Leave out the images; return the rest of the data exactly.
********************
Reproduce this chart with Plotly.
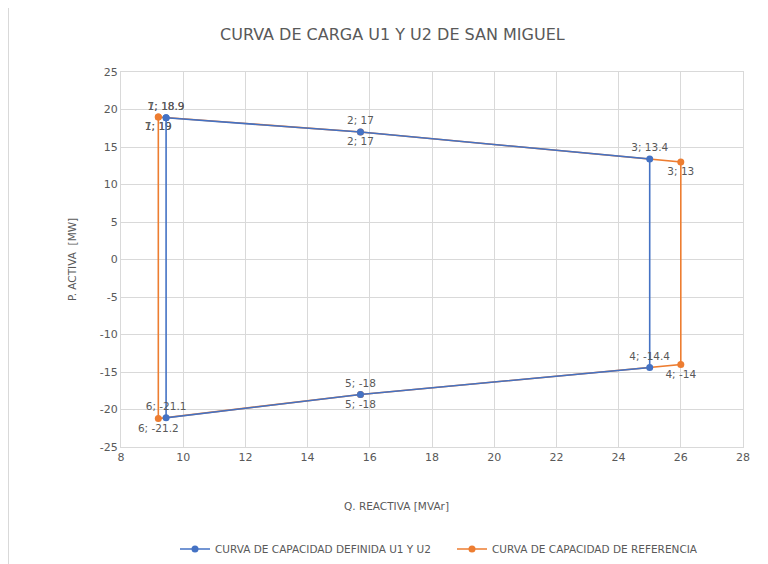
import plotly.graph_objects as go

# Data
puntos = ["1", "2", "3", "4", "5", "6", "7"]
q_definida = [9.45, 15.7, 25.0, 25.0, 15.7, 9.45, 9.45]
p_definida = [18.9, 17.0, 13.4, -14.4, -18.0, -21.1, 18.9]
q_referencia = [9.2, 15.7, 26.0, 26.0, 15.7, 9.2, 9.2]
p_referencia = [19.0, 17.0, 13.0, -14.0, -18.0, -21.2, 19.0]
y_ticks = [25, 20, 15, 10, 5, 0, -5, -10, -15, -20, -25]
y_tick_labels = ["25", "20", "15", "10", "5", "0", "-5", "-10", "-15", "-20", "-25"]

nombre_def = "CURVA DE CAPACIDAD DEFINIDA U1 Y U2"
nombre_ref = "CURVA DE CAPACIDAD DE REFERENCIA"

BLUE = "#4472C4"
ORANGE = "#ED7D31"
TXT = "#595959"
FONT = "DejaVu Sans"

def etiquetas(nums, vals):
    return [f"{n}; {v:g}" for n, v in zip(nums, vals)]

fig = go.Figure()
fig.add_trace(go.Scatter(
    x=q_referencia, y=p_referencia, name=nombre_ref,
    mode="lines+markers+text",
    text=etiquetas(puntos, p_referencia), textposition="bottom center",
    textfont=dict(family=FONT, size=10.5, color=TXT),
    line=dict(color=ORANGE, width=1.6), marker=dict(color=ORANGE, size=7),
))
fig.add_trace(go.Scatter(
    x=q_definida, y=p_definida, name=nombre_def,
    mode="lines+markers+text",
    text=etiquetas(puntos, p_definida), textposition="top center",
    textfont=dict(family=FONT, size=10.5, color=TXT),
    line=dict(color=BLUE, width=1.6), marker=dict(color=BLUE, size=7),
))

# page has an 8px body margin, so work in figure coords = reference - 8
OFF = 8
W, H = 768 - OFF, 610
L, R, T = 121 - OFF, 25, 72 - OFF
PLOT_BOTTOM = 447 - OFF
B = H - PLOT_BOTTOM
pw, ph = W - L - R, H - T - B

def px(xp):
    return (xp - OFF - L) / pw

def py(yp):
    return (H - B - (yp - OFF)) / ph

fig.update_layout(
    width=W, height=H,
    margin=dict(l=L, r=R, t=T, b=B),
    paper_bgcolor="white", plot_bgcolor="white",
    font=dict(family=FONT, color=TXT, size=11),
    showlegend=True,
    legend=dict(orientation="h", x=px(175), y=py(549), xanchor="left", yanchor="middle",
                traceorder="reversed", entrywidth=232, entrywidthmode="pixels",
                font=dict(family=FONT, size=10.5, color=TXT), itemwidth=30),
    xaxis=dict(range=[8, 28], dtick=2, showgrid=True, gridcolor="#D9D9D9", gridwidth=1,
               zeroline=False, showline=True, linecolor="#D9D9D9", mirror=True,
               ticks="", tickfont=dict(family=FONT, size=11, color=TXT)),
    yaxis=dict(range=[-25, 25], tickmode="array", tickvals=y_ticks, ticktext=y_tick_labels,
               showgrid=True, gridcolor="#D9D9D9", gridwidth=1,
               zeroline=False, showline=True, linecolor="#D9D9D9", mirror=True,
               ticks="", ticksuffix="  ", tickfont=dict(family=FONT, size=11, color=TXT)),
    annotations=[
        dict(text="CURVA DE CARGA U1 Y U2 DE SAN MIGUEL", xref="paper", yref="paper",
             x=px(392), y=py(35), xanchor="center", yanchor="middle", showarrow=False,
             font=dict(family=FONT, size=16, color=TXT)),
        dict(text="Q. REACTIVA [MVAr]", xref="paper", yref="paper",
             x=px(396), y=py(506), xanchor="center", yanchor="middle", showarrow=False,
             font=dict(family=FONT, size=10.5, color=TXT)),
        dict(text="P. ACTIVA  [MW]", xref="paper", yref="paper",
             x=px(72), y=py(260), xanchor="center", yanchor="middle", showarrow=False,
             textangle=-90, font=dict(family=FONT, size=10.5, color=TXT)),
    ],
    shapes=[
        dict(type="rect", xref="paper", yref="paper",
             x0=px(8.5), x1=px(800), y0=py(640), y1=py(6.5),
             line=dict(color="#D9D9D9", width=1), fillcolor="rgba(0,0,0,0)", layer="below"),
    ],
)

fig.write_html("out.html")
********************
WRITTEN RESPONSE -
Reproduce this chart with Plotly.
import plotly.graph_objects as go

# Data
puntos = ["1", "2", "3", "4", "5", "6", "7"]
q_definida = [9.45, 15.7, 25.0, 25.0, 15.7, 9.45, 9.45]
p_definida = [18.9, 17.0, 13.4, -14.4, -18.0, -21.1, 18.9]
q_referencia = [9.2, 15.7, 26.0, 26.0, 15.7, 9.2, 9.2]
p_referencia = [19.0, 17.0, 13.0, -14.0, -18.0, -21.2, 19.0]
y_ticks = [25, 20, 15, 10, 5, 0, -5, -10, -15, -20, -25]
y_tick_labels = ["25", "20", "15", "10", "5", "0", "-5", "-10", "-15", "-20", "-25"]

nombre_def = "CURVA DE CAPACIDAD DEFINIDA U1 Y U2"
nombre_ref = "CURVA DE CAPACIDAD DE REFERENCIA"

BLUE = "#4472C4"
ORANGE = "#ED7D31"
TXT = "#595959"
FONT = "DejaVu Sans"

def etiquetas(nums, vals):
    return [f"{n}; {v:g}" for n, v in zip(nums, vals)]

fig = go.Figure()
fig.add_trace(go.Scatter(
    x=q_referencia, y=p_referencia, name=nombre_ref,
    mode="lines+markers+text",
    text=etiquetas(puntos, p_referencia), textposition="bottom center",
    textfont=dict(family=FONT, size=10.5, color=TXT),
    line=dict(color=ORANGE, width=1.6), marker=dict(color=ORANGE, size=7),
))
fig.add_trace(go.Scatter(
    x=q_definida, y=p_definida, name=nombre_def,
    mode="lines+markers+text",
    text=etiquetas(puntos, p_definida), textposition="top center",
    textfont=dict(family=FONT, size=10.5, color=TXT),
    line=dict(color=BLUE, width=1.6), marker=dict(color=BLUE, size=7),
))

# page has an 8px body margin, so work in figure coords = reference - 8
OFF = 8
W, H = 768 - OFF, 610
L, R, T = 121 - OFF, 25, 72 - OFF
PLOT_BOTTOM = 447 - OFF
B = H - PLOT_BOTTOM
pw, ph = W - L - R, H - T - B

def px(xp):
    return (xp - OFF - L) / pw

def py(yp):
    return (H - B - (yp - OFF)) / ph

fig.update_layout(
    width=W, height=H,
    margin=dict(l=L, r=R, t=T, b=B),
    paper_bgcolor="white", plot_bgcolor="white",
    font=dict(family=FONT, color=TXT, size=11),
    showlegend=True,
    legend=dict(orientation="h", x=px(175), y=py(549), xanchor="left", yanchor="middle",
                traceorder="reversed", entrywidth=232, entrywidthmode="pixels",
                font=dict(family=FONT, size=10.5, color=TXT), itemwidth=30),
    xaxis=dict(range=[8, 28], dtick=2, showgrid=True, gridcolor="#D9D9D9", gridwidth=1,
               zeroline=False, showline=True, linecolor="#D9D9D9", mirror=True,
               ticks="", tickfont=dict(family=FONT, size=11, color=TXT)),
    yaxis=dict(range=[-25, 25], tickmode="array", tickvals=y_ticks, ticktext=y_tick_labels,
               showgrid=True, gridcolor="#D9D9D9", gridwidth=1,
               zeroline=False, showline=True, linecolor="#D9D9D9", mirror=True,
               ticks="", ticksuffix="  ", tickfont=dict(family=FONT, size=11, color=TXT)),
    annotations=[
        dict(text="CURVA DE CARGA U1 Y U2 DE SAN MIGUEL", xref="paper", yref="paper",
             x=px(392), y=py(35), xanchor="center", yanchor="middle", showarrow=False,
             font=dict(family=FONT, size=16, color=TXT)),
        dict(text="Q. REACTIVA [MVAr]", xref="paper", yref="paper",
             x=px(396), y=py(506), xanchor="center", yanchor="middle", showarrow=False,
             font=dict(family=FONT, size=10.5, color=TXT)),
        dict(text="P. ACTIVA  [MW]", xref="paper", yref="paper",
             x=px(72), y=py(260), xanchor="center", yanchor="middle", showarrow=False,
             textangle=-90, font=dict(family=FONT, size=10.5, color=TXT)),
    ],
    shapes=[
        dict(type="rect", xref="paper", yref="paper",
             x0=px(8.5), x1=px(800), y0=py(640), y1=py(6.5),
             line=dict(color="#D9D9D9", width=1), fillcolor="rgba(0,0,0,0)", layer="below"),
    ],
)

fig.write_html("out.html")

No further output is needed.